- Church: Catholic Church
- See: Apostolic Vicariate of Monrovia
- In office: 20 December 1960 – 28 October 1976
- Predecessor: John Collins
- Successor: Michael Kpakala Francis
- Other posts: Titular Archbishop of Gabula (1964-1980) Apostolic Pro-Nuncio to Liberia (1966-1979)
- Previous posts: Apostolic Internuncio to Liberia (1961-1966) Titular Bishop of Sozopolis in Haemimonto (1960-1964) Prefect of Cape Palmas (1950-1960)

Orders
- Ordination: 20 December 1936 by Edward Mulhern
- Consecration: 21 May 1961 by Pope John XXIII

Personal details
- Born: Francis Malachy Carroll 12 June 1912 Newry, County Down, United Kingdom of Great Britain and Ireland
- Died: 10 October 1980 (aged 68) Newry, County Down, Northern Ireland, United Kingdom

= Francis Carroll (nuncio) =

Irish prelate

Francis Malachy Carroll, SMA (12 June 1912 – 10 October 1980) was a Northern Irish Catholic prelate who served as Apostolic Pro-Nuncio to Liberia from 1966 to 1979. He previously served as Prefect Apostolic of Cape Palmas from 1950 to 1960 and Apostolic Vicar of Monrovia from 1960 to 1976. He was a member of the Society of African Missions.

==Biography==
Francis Carroll was born in Newry, County Down, Northern Ireland, in the Diocese of Dromore, on 12 June 1912. He studied at schools in Newry run by the Christian Brothers from 1916 to 1927, when he decided to become a missionary priest. He then studied until 1931 at the institutions of the Society of African Missions (SMA): Sacred Heart College, Ballinafad, County Mayo; St. Joseph's College, Wilton, Cork. He entered the SMA novitiate at Kilcolgan, County Galway, and was admitted to the SMA on 2 July 1933. He studied theology in the major seminary at Dromantine, County Down, until June 1937. He was ordained a priest in St. Colman's Cathedral, Newry, on 20 December 1936.

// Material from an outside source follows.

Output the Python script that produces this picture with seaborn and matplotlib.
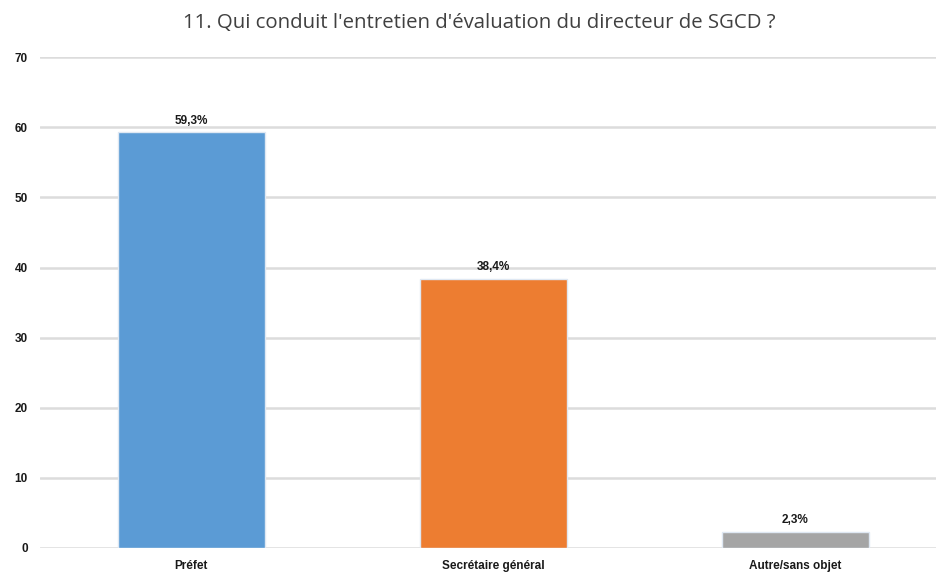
import matplotlib
matplotlib.use("Agg")
import matplotlib.pyplot as plt
import seaborn as sns
import pandas as pd

categories = ["Préfet", "Secrétaire général", "Autre/sans objet"]
values = [59.3, 38.4, 2.3]
labels = ["59,3%", "38,4%", "2,3%"]
colors = ["#5B9BD5", "#ED7D31", "#A5A5A5"]
yticks = [0, 10, 20, 30, 40, 50, 60, 70]

df = pd.DataFrame({"categorie": categories, "valeur": values})

sns.set_style("white")
narrow = ["Liberation Sans Narrow", "Liberation Sans", "DejaVu Sans"]

fig = plt.figure(figsize=(9.37, 5.72), dpi=100)
# l'axe dépasse un peu à droite, comme dans l'original
ax = fig.add_axes([0.043, 0.042, 0.967, 0.858])

sns.barplot(data=df, x="categorie", y="valeur", hue="categorie", palette=colors,
            saturation=1, width=0.485, legend=False, ax=ax,
            edgecolor="#dfe8f3", linewidth=1)

ax.set_ylim(0, 70)
ax.set_xlim(-0.5, 2.5)
ax.set_yticks(yticks)
ax.yaxis.grid(True, color="#dcdcdc", linewidth=1.8)
ax.set_axisbelow(True)
for s in ax.spines.values():
    s.set_visible(False)
ax.set_xlabel("")
ax.set_ylabel("")
ax.tick_params(axis="both", length=0, pad=9)
for t in ax.get_xticklabels() + ax.get_yticklabels():
    t.set_family(narrow)
    t.set_fontweight("bold")
    t.set_fontsize(8.5)
    t.set_color("#1a1a1a")

for i, (v, lab) in enumerate(zip(values, labels)):
    ax.annotate(lab, (i, v), xytext=(0, 4), textcoords="offset points",
                ha="center", va="bottom", family=narrow, fontweight="bold",
                fontsize=8.5, color="#1a1a1a")

fig.suptitle("11. Qui conduit l'entretien d'évaluation du directeur de SGCD ?",
             x=0.512, y=0.978, fontsize=14.7, color="#404040", family="Open Sans")

fig.savefig("out.png", dpi=100)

He was assigned to the SMA's Liberian mission and arrived in Liberia in October 1937. He focused his work on education, opening and managing schools while maintaining good relations with the government education department. In 1946, Liberian President William Tubman awarded Carroll the Star of Africa in recognition of his education work.

On 2 February 1950 the Holy See divided the Vicariate of Liberia, creating the Prefecture of Cape Palmas and the Vicariate of Monrovia. Carroll was nominated Prefect Apostolic of Cape Palmas on 27 October 1950. On 20 December 1960, Pope John XXIII named him Apostolic Vicar of Monrovia and titular bishop of Sozopolis in Haemimonto. He received his episcopal consecration on 21 May 1961 in St. Peter's Basilica from Pope John XXIII.

He was given the additional title of Apostolic Internuncio to Liberia on 9 November 1961 and assigned the titular see of archbishop of Gabula on 14 January 1964. On 7 March 1966, Pope Paul VI appointed him Apostolic Pro-Nuncio to Liberia.

With increasingly ill health Carroll offered his resignation as Apostolic Vicar, which was accepted in February 1976. (Note: His successor as Apostolic Vicar, Michael Kpakala Francis, was named on 28 October 1976.) In April 1979, Pope John Paul II accepted Carroll's resignation as Pro-Nuncio. (Note: Johannes Dyba was named to succeed him as Pro-Nuncio on 25 August 1979.)

Carroll retired to the SMA house in Tenafly, New Jersey, United States. He died in his family's home in Newry on 10 October 1980.